Publier est accessible à tous
Si, avant, le simple fait de publier était un exploit qui épatait toute la famille et les amis, que c’était rare et exceptionnel d’avoir le GO d’un éditeur et que ça faisait oublier le peu d’argent que ça rapporterait, aujourd’hui, avec la prolifération des bios de stars, ça donne l’impression que publier est facile et accessible à tous, que ce n’est plus un tour de force. À voir le travail éditorial «botché» dans certains cas, je me dis que la rigueur n’est même plus un atout.
Je comprends le point de vue des éditeurs qui publient de gros noms pour pouvoir publier des titres moins payants. En fiction pour adultes, j’ai moi-même publié alors que je n’étais pas super lucrative pour ma maison d’édition. Qui sait, c’est peut-être grâce à X, vedette de tel talk-show qui publiait ses mémoires au même moment, que j’ai pu publier mes modestes histoires.

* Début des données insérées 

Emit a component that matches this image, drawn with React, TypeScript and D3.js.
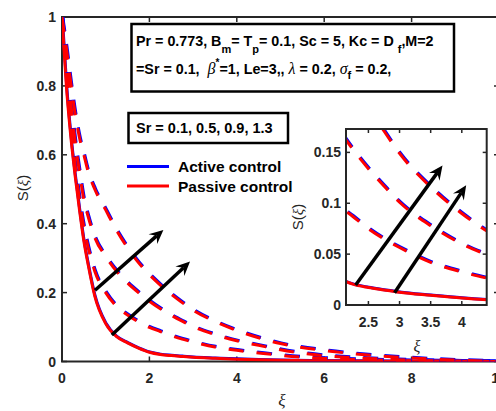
import React from 'react';
import * as d3 from 'd3';

const xi = [0, 0.1, 0.2, 0.3, 0.4, 0.5, 0.6, 0.75, 1, 1.25, 1.5, 1.75, 2, 2.25, 2.5, 2.75, 3, 3.5, 4, 4.5, 5, 6, 7, 8, 9, 10];

// S(xi) for Sr = 0.1 (solid), 0.5, 0.9, 1.3 (dashed)
const sr01 = [1, 0.8, 0.655, 0.54, 0.44, 0.35, 0.28, 0.19, 0.11, 0.072, 0.054, 0.039, 0.027, 0.0205, 0.0172, 0.0148, 0.0125, 0.0095, 0.0068, 0.0048, 0.0035, 0.002, 0.0012, 0.0007, 0.0003, 0];
const sr05 = [1, 0.83, 0.69, 0.57, 0.47, 0.39, 0.33, 0.262, 0.2, 0.16, 0.135, 0.115, 0.099, 0.087, 0.075, 0.065, 0.0565, 0.042, 0.0325, 0.025, 0.018, 0.009, 0.005, 0.0025, 0.001, 0];
const sr09 = [1, 0.87, 0.75, 0.64, 0.55, 0.47, 0.42, 0.36, 0.305, 0.262, 0.228, 0.2, 0.175, 0.153, 0.134, 0.117, 0.101, 0.078, 0.06, 0.047, 0.034, 0.017, 0.009, 0.004, 0.0015, 0];
const sr13 = [1, 0.91, 0.81, 0.72, 0.65, 0.6, 0.55, 0.5, 0.44, 0.38, 0.33, 0.287, 0.252, 0.222, 0.195, 0.171, 0.149, 0.116, 0.09, 0.069, 0.052, 0.032, 0.019, 0.01, 0.004, 0];

const series = [
  { values: sr01, dashed: false },
  { values: sr05, dashed: true },
  { values: sr09, dashed: true },
  { values: sr13, dashed: true },
];

const mainXTicks = [0, 2, 4, 6, 8, 10];
const mainYTicks = [0, 0.2, 0.4, 0.6, 0.8, 1];
const insetXTicks = [2.5, 3, 3.5, 4];
const insetYTicks = [0, 0.05, 0.1, 0.15];

// arrows [x0, y0, x1, y1] in data units of each axes
const mainArrows = [[0.755, 0.207, 2.32, 0.382], [1.14, 0.077, 2.93, 0.29]];
const insetArrows = [[2.295, 0.0196, 3.69, 0.137], [2.92, 0.012, 4.07, 0.1176]];

const BLUE = '#0000ff';
const RED = '#ff0000';
const AX = '#262626';
const SANS = "'Liberation Sans', Arial, sans-serif";
const SERIF = "'Liberation Serif', 'DejaVu Serif', serif";

function Arrow({ x0, y0, x1, y1 }: { x0: number; y0: number; x1: number; y1: number }) {
  const a = Math.atan2(y1 - y0, x1 - x0);
  const len = 14, half = 6.5, notch = 9;
  const bx = x1 - notch * Math.cos(a), by = y1 - notch * Math.sin(a);
  const lx = x1 - len * Math.cos(a) + half * Math.sin(a);
  const ly = y1 - len * Math.sin(a) - half * Math.cos(a);
  const rx = x1 - len * Math.cos(a) - half * Math.sin(a);
  const ry = y1 - len * Math.sin(a) + half * Math.cos(a);
  return (
    <g>
      <line x1={x0} y1={y0} x2={bx} y2={by} stroke="black" strokeWidth={3.5} />
      <polygon points={`${x1},${y1} ${lx},${ly} ${bx},${by} ${rx},${ry}`} fill="black" />
    </g>
  );
}

function Curves({ x, y, clip }: { x: d3.ScaleLinear<number, number>; y: d3.ScaleLinear<number, number>; clip: string }) {
  const line = d3.line<number>()
    .x((_, i) => x(xi[i]))
    .y(d => y(d))
    .curve(d3.curveMonotoneX);
  return (
    <g clipPath={`url(#${clip})`}>
      {series.map((s, i) => (
        <g key={i}>
          <path d={line(s.values) || ''} fill="none" stroke={BLUE} strokeWidth={3}
            strokeDasharray={s.dashed ? '15 13' : undefined}
            transform={s.dashed ? 'translate(0.7,-0.7)' : 'translate(0.3,-0.3)'} />
          <path d={line(s.values) || ''} fill="none" stroke={RED} strokeWidth={3}
            strokeDasharray={s.dashed ? '15 13' : undefined} />
        </g>
      ))}
    </g>
  );
}

export default function App() {
  const W = 496, H = 411;
  const m = { left: 62, right: 499, top: 17, bottom: 361.5 };
  const x = d3.scaleLinear().domain([0, 10]).range([m.left, m.right]);
  const y = d3.scaleLinear().domain([0, 1]).range([m.bottom, m.top]);

  const ins = { left: 346, right: 486.7, top: 129, bottom: 305 };
  const ix = d3.scaleLinear().domain([2.14, 4.4]).range([ins.left, ins.right]);
  const iy = d3.scaleLinear().domain([0, 0.173]).range([ins.bottom, ins.top]);

  const tick = 5;
  const sub = { fontSize: 11 };

  return (
    <svg width={W} height={H} style={{ position: 'absolute', left: 0, top: 0, background: 'white' }}>
      <defs>
        <clipPath id="mainClip">
          <rect x={m.left} y={m.top} width={m.right - m.left} height={m.bottom - m.top} />
        </clipPath>
        <clipPath id="insetClip">
          <rect x={ins.left} y={ins.top} width={ins.right - ins.left} height={ins.bottom - ins.top} />
        </clipPath>
      </defs>

      {/* main axes */}
      <rect x={m.left} y={m.top} width={m.right - m.left} height={m.bottom - m.top} fill="white" stroke={AX} strokeWidth={2} />
      {mainXTicks.map(t => (
        <g key={'x' + t}>
          <line x1={x(t)} x2={x(t)} y1={m.bottom} y2={m.bottom - tick} stroke={AX} strokeWidth={1.5} />
          <line x1={x(t)} x2={x(t)} y1={m.top} y2={m.top + tick} stroke={AX} strokeWidth={1.5} />
          <text x={x(t)} y={m.bottom + 21} textAnchor="middle" fontFamily={SANS} fontWeight="bold" fontSize={14} fill={AX}>{t}</text>
        </g>
      ))}
      {mainYTicks.map(t => (
        <g key={'y' + t}>
          <line x1={m.left} x2={m.left + tick} y1={y(t)} y2={y(t)} stroke={AX} strokeWidth={1.5} />
          <line x1={m.right} x2={m.right - tick} y1={y(t)} y2={y(t)} stroke={AX} strokeWidth={1.5} />
          <text x={m.left - 6} y={y(t) + 5} textAnchor="end" fontFamily={SANS} fontWeight="bold" fontSize={14} fill={AX}>{t}</text>
        </g>
      ))}
      <text x={282} y={406} textAnchor="middle" fontFamily={SERIF} fontStyle="italic" fontSize={17} fill={AX}>ξ</text>
      <text transform="translate(28,188) rotate(-90)" textAnchor="middle" fontFamily={SANS} fontSize={15} fill={AX}>
        S(<tspan fontFamily={SERIF} fontStyle="italic">ξ</tspan>)
      </text>

      <Curves x={x} y={y} clip="mainClip" />
      {mainArrows.map((a, i) => (
        <Arrow key={i} x0={x(a[0])} y0={y(a[1])} x1={x(a[2])} y1={y(a[3])} />
      ))}

      {/* parameter box */}
      <rect x={131.5} y={24} width={322.5} height={67.5} fill="white" stroke="black" strokeWidth={2.5} />
      <text x={136} y={46} fontFamily={SANS} fontWeight="bold" fontSize={14.3} fill="black">
        Pr = 0.773, B<tspan dy={7} {...sub}>m</tspan><tspan dy={-7}>= T</tspan><tspan dy={7} {...sub}>p</tspan>
        <tspan dy={-7}>= 0.1, Sc = 5, Kc = D </tspan><tspan dy={7} {...sub}>f</tspan><tspan dy={-7}>,M=2</tspan>
      </text>
      <text x={136} y={74} fontFamily={SANS} fontWeight="bold" fontSize={14.3} fill="black" xmlSpace="preserve">
        =Sr = 0.1,{'  '}<tspan fontFamily={SERIF} fontStyle="italic" fontWeight="normal" fontSize={16}>β</tspan>
        <tspan dy={-8} fontSize={10}>*</tspan><tspan dy={8}>=1, Le=3,, </tspan>
        <tspan fontFamily={SERIF} fontStyle="italic" fontWeight="normal" fontSize={16}>λ</tspan>
        <tspan> = 0.2, </tspan>
        <tspan fontFamily={SERIF} fontStyle="italic" fontWeight="normal" fontSize={16}>σ</tspan>
        <tspan dy={5} {...sub}>f</tspan><tspan dy={-5}> = 0.2,</tspan>
      </text>

      {/* Sr box */}
      <rect x={128.5} y={113} width={159.5} height={30} fill="white" stroke="black" strokeWidth={2.5} />
      <text x={136} y={133} fontFamily={SANS} fontWeight="bold" fontSize={14.5} fill="black">Sr = 0.1, 0.5, 0.9, 1.3</text>

      {/* legend */}
      <line x1={127} x2={169} y1={166.5} y2={166.5} stroke={BLUE} strokeWidth={3} />
      <text x={178} y={172} fontFamily={SANS} fontWeight="bold" fontSize={15.5} fill="black">Active control</text>
      <line x1={127} x2={169} y1={186} y2={186} stroke={RED} strokeWidth={3} />
      <text x={178} y={191.5} fontFamily={SANS} fontWeight="bold" fontSize={15.5} fill="black">Passive control</text>

      {/* inset */}
      <rect x={ins.left} y={ins.top} width={ins.right - ins.left} height={ins.bottom - ins.top} fill="white" />
      <Curves x={ix} y={iy} clip="insetClip" />
      {insetArrows.map((a, i) => (
        <Arrow key={i} x0={ix(a[0])} y0={iy(a[1])} x1={ix(a[2])} y1={iy(a[3])} />
      ))}
      <rect x={ins.left} y={ins.top} width={ins.right - ins.left} height={ins.bottom - ins.top} fill="none" stroke={AX} strokeWidth={2} />
      {insetXTicks.map(t => (
        <g key={'ix' + t}>
          <line x1={ix(t)} x2={ix(t)} y1={ins.bottom} y2={ins.bottom - 4} stroke={AX} strokeWidth={1.5} />
          <line x1={ix(t)} x2={ix(t)} y1={ins.top} y2={ins.top + 4} stroke={AX} strokeWidth={1.5} />
          <text x={ix(t)} y={ins.bottom + 22} textAnchor="middle" fontFamily={SANS} fontWeight="bold" fontSize={14} fill={AX}>{t}</text>
        </g>
      ))}
      {insetYTicks.map(t => (
        <g key={'iy' + t}>
          <line x1={ins.left} x2={ins.left + 4} y1={iy(t)} y2={iy(t)} stroke={AX} strokeWidth={1.5} />
          <line x1={ins.right} x2={ins.right - 4} y1={iy(t)} y2={iy(t)} stroke={AX} strokeWidth={1.5} />
          <text x={ins.left - 5} y={iy(t) + 5} textAnchor="end" fontFamily={SANS} fontWeight="bold" fontSize={14} fill={AX}>{t}</text>
        </g>
      ))}
      <text x={417} y={352} textAnchor="middle" fontFamily={SERIF} fontStyle="italic" fontSize={16} fill={AX}>ξ</text>
      <text transform="translate(303,217) rotate(-90)" textAnchor="middle" fontFamily={SANS} fontSize={15} fill={AX}>
        S(<tspan fontFamily={SERIF} fontStyle="italic">ξ</tspan>)
      </text>
    </svg>
  );
}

Pouvons-nous juste trouver un juste équilibre entre les deux?
Quant à la rencontre de ces mondes au Salon du livre de Montréal, comme dans tous les autres salons qui se déroulent un peu partout dans la province et au pays chaque année, je pense que la présence de «gros noms» attire effectivement des visiteurs et j’ose espérer, un brin optimiste, que ceux qui iront voir de près Jean-François Baril pour avoir un selfie avec lui seront tentés d’approcher une certaine Karoline Georges, tout près, qui vient de remporter le Prix littéraire du Gouverneur général du Canada dans la catégorie roman pour De synthèse… Non, ce n’est pas un trophée Artis, mais je peux assurer que c’est fort mérité et prestigieux. Inutile, donc, de lui demander à elle et aux autres écrivains où sont les toilettes ou dans quel téléroman ils ont joué. Ça pourrait les faire rire ou les choquer un tantinet. Mais ils ont bon cœur, ils ne vous en voudront pas longtemps. Et la colère peut parfois être très inspirante. Encore faudra-t-il les lire pour le savoir…
Je craque pour…
Petite sorcière – En solo, pièce de Pascal Brullemans, dans une mise en scène de Nini Bélanger, avec Emmanuelle Lussier-Martinez
Pour les 6 à 9 ans à la Maison Théâtre. Jusqu’au 11 novembre.
Nous n’avons pas pensé aux bonbons d’Halloween qui débordaient de nos poches de manteaux, ni qu’il faisait chaud, ni que la voiture était mal stationnée, ni à la liste d’épicerie, ni à la semaine qui s’en venait… Ophélie, 5 ans, et moi, 40 ans, n’avons pensé à rien d’autre qu’à l’histoire émouvante et un peu épeurante, souvent comique, de la petite sorcière devenue orpheline qui doit user de sensibilité et de débrouillardise pour faire son chemin dans la vie. Nous n’avons été distraites par rien tant nous avons été happées par ce solo que je recommande à tous pour terminer l’année 2018 de manière brillantissime.